What a Useful MVP Sprint Actually Looks Like
A grounded look at how to plan an MVP sprint that ships something real without pretending every idea belongs in version one.
The phrase MVP sprint gets used for everything from a clickable prototype to a rushed production build. That is why so many founders walk into the first planning call with the same worry: are we about to cut too much, or are we about to build too much?
A useful MVP sprint is not a smaller version of the dream product. It is a focused bet. It should prove one business assumption, serve one clear user group, and create enough trust that the next decision is based on evidence rather than hope.
Begin with the decision the MVP must unlock
Before listing screens, integrations, or features, write down the decision the sprint is supposed to unlock. Are we trying to learn whether a workflow is valuable enough for customers to use weekly? Are we testing whether an internal operations team can save time? Are we proving that buyers understand the offer well enough to book a demo?
This matters because the MVP is only successful if it creates a decision. “Users liked it” is not a decision. “Three pilot customers completed the workflow without our team touching the database” is a decision. “The sales team can demo the new onboarding flow without a spreadsheet workaround” is a decision.
Once the decision is clear, scope gets easier. Anything that does not help the team reach that decision moves to later. Not because it is unimportant, but because version one has a job.
Shape the smallest honest workflow
Small does not mean fake. If the product needs payments, permissions, or data imports to prove the idea, ignoring those parts can produce a misleading MVP. The trick is to build the smallest honest workflow: enough of the real product to expose the real risk.

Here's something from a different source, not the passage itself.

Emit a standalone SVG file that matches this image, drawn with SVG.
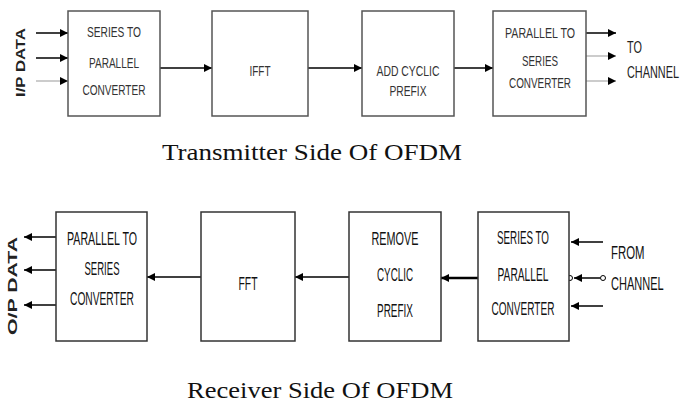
<svg xmlns="http://www.w3.org/2000/svg" width="693" height="405" viewBox="0 0 693 405">
<defs>
<marker id="ah" markerUnits="userSpaceOnUse" markerWidth="10" markerHeight="10" refX="8" refY="4" orient="auto">
<path d="M0,0 L8,4 L0,8 z" fill="#000"/>
</marker>
<style>
.box{fill:#fff;stroke:#555;stroke-width:1.5}
.box2{fill:#fff;stroke:#333;stroke-width:1.5}
.lbl{font-family:"Liberation Sans",Arial,sans-serif;font-size:15px;fill:#333;text-anchor:middle}
.lbl2{font-family:"Liberation Sans",Arial,sans-serif;font-size:19px;fill:#111;text-anchor:middle}
.side{font-family:"Liberation Sans",Arial,sans-serif;font-size:16px;fill:#222}
.side2{font-family:"Liberation Sans",Arial,sans-serif;font-size:19px;fill:#111}
.cap{font-family:"Liberation Serif","Times New Roman",serif;font-size:23px;fill:#111;text-anchor:middle}
.vt{font-family:"Liberation Sans",Arial,sans-serif;font-weight:bold;fill:#222;text-anchor:middle}
.ln{stroke:#000;stroke-width:1.5;fill:none}
.lg{stroke:#bbb;stroke-width:1.5;fill:none}
</style>
</defs>
<g id="connectors">
<line class="ln" x1="36" y1="33" x2="68" y2="33" marker-end="url(#ah)"/>
<line class="ln" x1="36" y1="58" x2="68" y2="58" marker-end="url(#ah)"/>
<line class="lg" x1="36" y1="81" x2="68" y2="81" marker-end="url(#ah)"/>
<line class="ln" x1="160" y1="68" x2="212" y2="68" marker-end="url(#ah)"/>
<line class="ln" x1="308" y1="68" x2="362" y2="68" marker-end="url(#ah)"/>
<line class="ln" x1="454" y1="68" x2="493" y2="68" marker-end="url(#ah)"/>
<line class="ln" x1="586" y1="33" x2="616" y2="33" marker-end="url(#ah)"/>
<line class="lg" x1="586" y1="56" x2="616" y2="56" marker-end="url(#ah)"/>
<line class="lg" x1="586" y1="81" x2="616" y2="81" marker-end="url(#ah)"/>
<line class="ln" x1="56" y1="237" x2="24" y2="237" marker-end="url(#ah)"/>
<line class="ln" x1="56" y1="270" x2="24" y2="270" marker-end="url(#ah)"/>
<line class="ln" x1="56" y1="305" x2="24" y2="305" marker-end="url(#ah)"/>
<line class="ln" x1="201" y1="277" x2="147" y2="277" marker-end="url(#ah)"/>
<line class="ln" x1="349" y1="277" x2="295" y2="277" marker-end="url(#ah)"/>
<line x1="569" y1="278" x2="441" y2="278" stroke="#000" stroke-width="2.5" marker-end="url(#ah)"/>
<line class="ln" x1="603" y1="242" x2="571" y2="242" marker-end="url(#ah)"/>
<line class="ln" x1="600" y1="278" x2="574" y2="278" marker-end="url(#ah)"/>
<line class="ln" x1="603" y1="306" x2="571" y2="306" marker-end="url(#ah)"/>
<circle cx="603" cy="278" r="2.5" fill="#fff" stroke="#000" stroke-width="1"/>
<circle cx="570" cy="278" r="2.5" fill="#fff" stroke="#000" stroke-width="1"/>
</g>
<g id="tx-s2p">
<rect class="box" x="68" y="11" width="92" height="105"/>
<text class="lbl" x="114" y="37" textLength="54" lengthAdjust="spacingAndGlyphs">SERIES TO</text>
<text class="lbl" x="114" y="68" textLength="50" lengthAdjust="spacingAndGlyphs">PARALLEL</text>
<text class="lbl" x="114" y="95" textLength="63" lengthAdjust="spacingAndGlyphs">CONVERTER</text>
</g>
<g id="tx-ifft">
<rect class="box" x="212" y="11" width="96" height="105"/>
<text class="lbl" x="260" y="76" textLength="21" lengthAdjust="spacingAndGlyphs">IFFT</text>
</g>
<g id="tx-acp">
<rect class="box" x="362" y="11" width="92" height="105"/>
<text class="lbl" x="408" y="76" textLength="63" lengthAdjust="spacingAndGlyphs">ADD CYCLIC</text>
<text class="lbl" x="408" y="96" textLength="37" lengthAdjust="spacingAndGlyphs">PREFIX</text>
</g>
<g id="tx-p2s">
<rect class="box" x="493" y="11" width="93" height="105"/>
<text class="lbl" x="540" y="38" textLength="70" lengthAdjust="spacingAndGlyphs">PARALLEL TO</text>
<text class="lbl" x="540" y="66" textLength="36" lengthAdjust="spacingAndGlyphs">SERIES</text>
<text class="lbl" x="540" y="88" textLength="62" lengthAdjust="spacingAndGlyphs">CONVERTER</text>
</g>
<g id="tx-in">
<text class="vt" font-size="12" transform="translate(25,62.5) rotate(-90)" textLength="69" lengthAdjust="spacingAndGlyphs">I/P DATA</text>
</g>
<g id="tx-out">
<text class="side" transform="translate(627,53) scale(0.68,1)">TO</text>
<text class="side" transform="translate(627,78) scale(0.68,1)">CHANNEL</text>
</g>
<g id="tx-caption">
<text class="cap" x="312" y="160" textLength="300" lengthAdjust="spacingAndGlyphs">Transmitter Side Of OFDM</text>
</g>
<g id="rx-p2s">
<rect class="box2" x="56" y="212" width="91" height="129"/>
<text class="lbl2" x="102" y="245" textLength="70" lengthAdjust="spacingAndGlyphs">PARALLEL TO</text>
<text class="lbl2" x="102" y="275" textLength="35" lengthAdjust="spacingAndGlyphs">SERIES</text>
<text class="lbl2" x="102" y="305" textLength="64" lengthAdjust="spacingAndGlyphs">CONVERTER</text>
</g>
<g id="rx-fft">
<rect class="box2" x="201" y="212" width="94" height="129"/>
<text class="lbl2" x="248" y="290" textLength="19" lengthAdjust="spacingAndGlyphs">FFT</text>
</g>
<g id="rx-rcp">
<rect class="box2" x="349" y="212" width="92" height="129"/>
<text class="lbl2" x="395" y="245" textLength="47" lengthAdjust="spacingAndGlyphs">REMOVE</text>
<text class="lbl2" x="395" y="281" textLength="36" lengthAdjust="spacingAndGlyphs">CYCLIC</text>
<text class="lbl2" x="395" y="317" textLength="36" lengthAdjust="spacingAndGlyphs">PREFIX</text>
</g>
<g id="rx-s2p">
<rect class="box2" x="478" y="212" width="91" height="129"/>
<text class="lbl2" x="523" y="244" textLength="52" lengthAdjust="spacingAndGlyphs">SERIES TO</text>
<text class="lbl2" x="523" y="281" textLength="51" lengthAdjust="spacingAndGlyphs">PARALLEL</text>
<text class="lbl2" x="523" y="315" textLength="63" lengthAdjust="spacingAndGlyphs">CONVERTER</text>
</g>
<g id="rx-out">
<text class="vt" font-size="13" transform="translate(17,286) rotate(-90)" textLength="98" lengthAdjust="spacingAndGlyphs">O/P DATA</text>
</g>
<g id="rx-in">
<text class="side2" transform="translate(611,259) scale(0.6,1)">FROM</text>
<text class="side2" transform="translate(611,290) scale(0.58,1)">CHANNEL</text>
</g>
<g id="rx-caption">
<text class="cap" x="320" y="398" textLength="266" lengthAdjust="spacingAndGlyphs">Receiver Side Of OFDM</text>
</g>
</svg>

For a marketplace, that might mean one supply type, one buyer flow, and manual admin support behind the scenes. For a SaaS dashboard, it might mean one core report connected to real customer data, with secondary analytics postponed. For an internal tool, it might mean one department using the product end to end before expanding to the rest of the company.
The best sprint plans mark every item as one of three things: must prove, must support, or later. Must prove items are tied to the business assumption. Must support items keep the experience usable, secure, and operable. Later items are real ideas that simply do not belong in this sprint.

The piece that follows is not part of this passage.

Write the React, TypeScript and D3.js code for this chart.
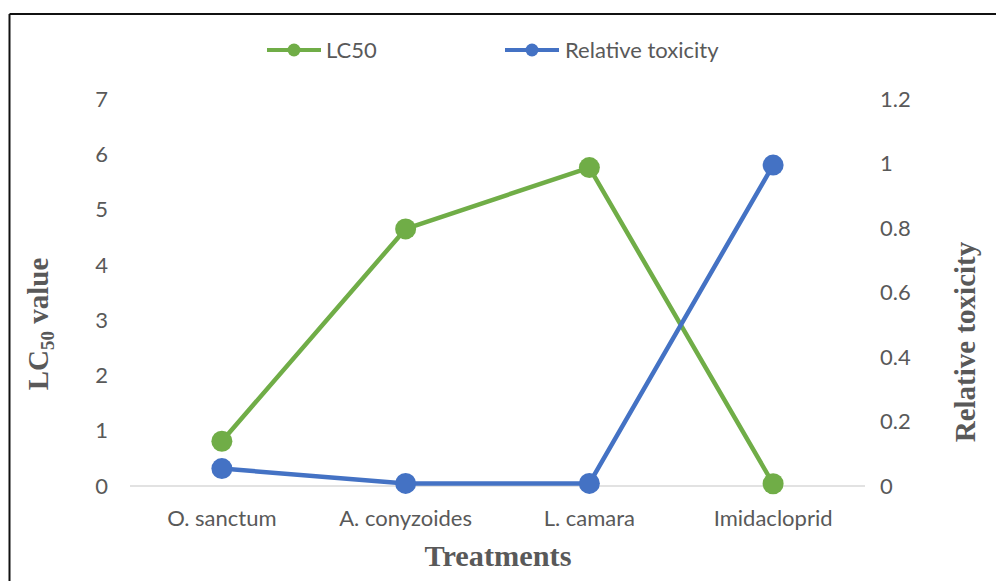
import React from "react";
import * as d3 from "d3";

const categories = ["O. sanctum", "A. conyzoides", "L. camara", "Imidacloprid"];
const lc50Values = [0.81, 4.65, 5.76, 0.04];
const relToxValues = [0.054, 0.008, 0.008, 0.995];
const leftTicks = [0, 1, 2, 3, 4, 5, 6, 7];
const rightTicks = [0, 0.2, 0.4, 0.6, 0.8, 1, 1.2];

const W = 996;
const H = 581;
const GREEN = "#70AD47";
const BLUE = "#4472C4";
const TXT = "#595959";
const SANS = "Lato, 'Open Sans', sans-serif";
const SERIF = "'Liberation Serif', 'DejaVu Serif', serif";

export default function App() {
  const x = d3.scaleBand<string>().domain(categories).range([130, 865]);
  const yL = d3.scaleLinear().domain([0, 7]).range([486, 99]);
  const yR = d3.scaleLinear().domain([0, 1.2]).range([486, 99]);
  const cx = (c: string) => (x(c) as number) + x.bandwidth() / 2;

  const lineL = d3
    .line<number>()
    .x((_, i) => cx(categories[i]))
    .y((d) => yL(d));
  const lineR = d3
    .line<number>()
    .x((_, i) => cx(categories[i]))
    .y((d) => yR(d));

  return (
    <svg
      width={W}
      height={H}
      style={{ position: "absolute", left: 0, top: 0, background: "#fff" }}
    >
      <rect x={0} y={0} width={W} height={H} fill="#fff" />
      {/* frame */}
      <line x1={9.5} y1={14} x2={W} y2={14} stroke="#111" strokeWidth={2} />
      <line x1={9.5} y1={14} x2={9.5} y2={H} stroke="#111" strokeWidth={2} />

      {/* legend */}
      <g>
        <line x1={267} x2={321} y1={50} y2={50} stroke={GREEN} strokeWidth={4} />
        <circle cx={294} cy={50} r={6.5} fill={GREEN} />
        <text x={326} y={50} dy="0.35em" fontFamily={SANS} fontSize={22} fill={TXT}>
          LC50
        </text>
        <line x1={505} x2={559} y1={50} y2={50} stroke={BLUE} strokeWidth={4} />
        <circle cx={532} cy={50} r={6.5} fill={BLUE} />
        <text x={565} y={50} dy="0.35em" fontFamily={SANS} fontSize={22} fill={TXT}>
          Relative toxicity
        </text>
      </g>

      {/* baseline */}
      <line x1={130} x2={865} y1={yL(0)} y2={yL(0)} stroke="#D9D9D9" strokeWidth={1.3} />

      {/* left ticks */}
      {leftTicks.map((t) => (
        <text
          key={"l" + t}
          x={108}
          y={yL(t)}
          dy="0.35em"
          textAnchor="end"
          fontFamily={SANS}
          fontSize={22}
          fill={TXT}
        >
          {t}
        </text>
      ))}
      {/* right ticks */}
      {rightTicks.map((t) => (
        <text
          key={"r" + t}
          x={880}
          y={yR(t)}
          dy="0.35em"
          textAnchor="start"
          fontFamily={SANS}
          fontSize={22}
          fill={TXT}
        >
          {d3.format("~g")(t)}
        </text>
      ))}
      {/* category labels */}
      {categories.map((c) => (
        <text
          key={c}
          x={cx(c)}
          y={518}
          dy="0.35em"
          textAnchor="middle"
          fontFamily={SANS}
          fontSize={22}
          fill={TXT}
        >
          {c}
        </text>
      ))}

      {/* axis titles */}
      <text
        x={498}
        y={566}
        textAnchor="middle"
        fontFamily={SERIF}
        fontWeight="bold"
        fontSize={29}
        textLength={147}
        lengthAdjust="spacingAndGlyphs"
        fill={TXT}
      >
        Treatments
      </text>
      <text
        transform="translate(48,324) rotate(-90)"
        textAnchor="middle"
        fontFamily={SERIF}
        fontWeight="bold"
        fontSize={29}
        fill={TXT}
      >
        LC
        <tspan fontSize={19} dy={6}>50</tspan>
        <tspan dy={-6}> value</tspan>
      </text>
      <text
        transform="translate(975,342) rotate(-90)"
        textAnchor="middle"
        fontFamily={SERIF}
        fontWeight="bold"
        fontSize={29}
        fill={TXT}
      >
        Relative toxicity
      </text>

      {/* series */}
      <path d={lineL(lc50Values) || ""} fill="none" stroke={GREEN} strokeWidth={4.5} strokeLinejoin="round" />
      <path d={lineR(relToxValues) || ""} fill="none" stroke={BLUE} strokeWidth={4.5} strokeLinejoin="round" />
      {lc50Values.map((v, i) => (
        <circle key={"g" + i} cx={cx(categories[i])} cy={yL(v)} r={10.5} fill={GREEN} />
      ))}
      {relToxValues.map((v, i) => (
        <circle key={"b" + i} cx={cx(categories[i])} cy={yR(v)} r={10.5} fill={BLUE} />
      ))}
    </svg>
  );
}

Protect time for the unglamorous work
Most MVP plans undercount the work users never see. Authentication, roles, email states, empty states, loading states, analytics, admin tools, error handling, deployment, and basic support workflows all take time. Leaving them out does not make the sprint faster; it just pushes the cost into launch week.

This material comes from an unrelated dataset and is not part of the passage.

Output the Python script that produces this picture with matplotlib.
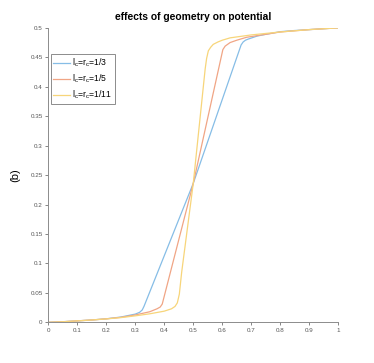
import matplotlib
matplotlib.use('Agg')
from matplotlib import pyplot as plt
from matplotlib.ticker import FuncFormatter

# values
X_THIRD = [0, 0.05, 0.1, 0.15, 0.2, 0.25, 0.3, 0.315, 0.324, 0.33, 0.5,
           0.665, 0.672, 0.68, 0.69, 0.72, 0.75, 0.8, 0.85, 0.9, 0.95, 1]
Y_THIRD = [0, 0.001, 0.0025, 0.004, 0.006, 0.009, 0.014, 0.017, 0.021,
           0.027, 0.236, 0.471, 0.476, 0.479, 0.481, 0.486, 0.489, 0.4935,
           0.4955, 0.497, 0.4985, 0.5]

X_FIFTH = [0, 0.05, 0.1, 0.15, 0.2, 0.25, 0.3, 0.35, 0.375, 0.386, 0.393,
           0.5, 0.602, 0.61, 0.627, 0.65, 0.684, 0.75, 0.8, 0.9, 0.95, 1]
Y_FIFTH = [0, 0.001, 0.0025, 0.004, 0.006, 0.0085, 0.0125, 0.018, 0.023,
           0.026, 0.031, 0.236, 0.463, 0.469, 0.475, 0.479, 0.484, 0.489,
           0.493, 0.497, 0.4985, 0.5]

X_ELEVENTH = [0, 0.05, 0.1, 0.15, 0.2, 0.25, 0.3, 0.35, 0.4, 0.425, 0.437,
              0.445, 0.452, 0.46, 0.5, 0.541, 0.546, 0.552, 0.56, 0.569,
              0.585, 0.6, 0.627, 0.7, 0.8, 0.9, 0.95, 1]
Y_ELEVENTH = [0, 0.001, 0.0025, 0.004, 0.0058, 0.008, 0.011, 0.0145, 0.019,
              0.023, 0.027, 0.033, 0.048, 0.085, 0.236, 0.43, 0.448, 0.461,
              0.467, 0.472, 0.476, 0.479, 0.483, 0.488, 0.493, 0.497,
              0.4985, 0.5]

LABELS = ['l$_c$=r$_c$=1/3', 'l$_c$=r$_c$=1/5', 'l$_c$=r$_c$=1/11']
COLORS = ['#86bde6', '#f0a585', '#f7d57a']

X_TICKS = [0, 0.1, 0.2, 0.3, 0.4, 0.5, 0.6, 0.7, 0.8, 0.9, 1]
Y_TICKS = [0, 0.05, 0.1, 0.15, 0.2, 0.25, 0.3, 0.35, 0.4, 0.45, 0.5]


def main():

    plt.rcParams['font.family'] = ['Liberation Sans', 'DejaVu Sans']
    plt.rcParams['mathtext.default'] = 'regular'

    fig = plt.figure(figsize=(3.74, 3.63), dpi=100)
    ax = fig.add_axes([0.129, 0.112, 0.7755, 0.8113])

    series = [(X_THIRD, Y_THIRD), (X_FIFTH, Y_FIFTH), (X_ELEVENTH, Y_ELEVENTH)]
    for (xs, ys), lab, col in zip(series, LABELS, COLORS):
        ax.plot(xs, ys, color=col, linewidth=0.9, label=lab)

    ax.set_xlim(0, 1)
    ax.set_ylim(0, 0.5)
    ax.set_xticks(X_TICKS)
    ax.set_yticks(Y_TICKS)
    fmt = FuncFormatter(lambda v, p: '%g' % v)
    ax.xaxis.set_major_formatter(fmt)
    ax.yaxis.set_major_formatter(fmt)
    ax.tick_params(labelsize=4.5, colors='#555555', length=2, width=0.5,
                   direction='out', pad=2)

    for s in ['top', 'right']:
        ax.spines[s].set_visible(False)
    for s in ['left', 'bottom']:
        ax.spines[s].set_color('#8c8c8c')
        ax.spines[s].set_linewidth(0.7)

    ax.set_title('effects of geometry on potential', fontsize=7.4,
                 fontweight='bold', pad=6)
    ax.set_ylabel('(b)', fontsize=8, labelpad=7)

    leg = ax.legend(loc='upper left', bbox_to_anchor=(0.008, 0.911),
                    borderaxespad=0, fontsize=6.2, handlelength=1.9,
                    handletextpad=0.3, labelspacing=0.4, fancybox=False,
                    framealpha=1, borderpad=0.3)
    leg.get_frame().set_edgecolor('#8c8c8c')
    leg.get_frame().set_linewidth(0.7)

    fig.savefig('out.png', dpi=100)


if __name__ == '__main__':

    main()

A good MVP sprint has a visible build track and an operational readiness track. The visible track covers flows, UI, copy, and integrations. The readiness track covers environments, release notes, issue logging, seed data, basic monitoring, and a short handoff guide.
This is where experienced teams save founders from false speed. A demo that looks complete but cannot be operated is not an MVP. It is a presentation. The goal is something people can actually use, even if the edges are intentionally narrow.
Review progress with product evidence
Status meetings should not be a tour of completed tickets. They should show the product getting closer to the decision. Can the pilot user complete the main task? Did the workflow create the expected data? Which assumption feels weaker now? What should be removed because it is not helping?
That review rhythm keeps the sprint honest. It also gives the founder room to make tradeoffs while the work is still moving. Sometimes the right call is to simplify a feature. Sometimes it is to add one missing operational tool. Sometimes it is to stop building and test the workflow with a real user earlier than planned.
The best MVP sprint does not end with a bloated backlog and a tired team. It ends with a product that can be used, a short list of what was learned, and a clear next move. That is enough. In early product work, clarity is the deliverable that matters most.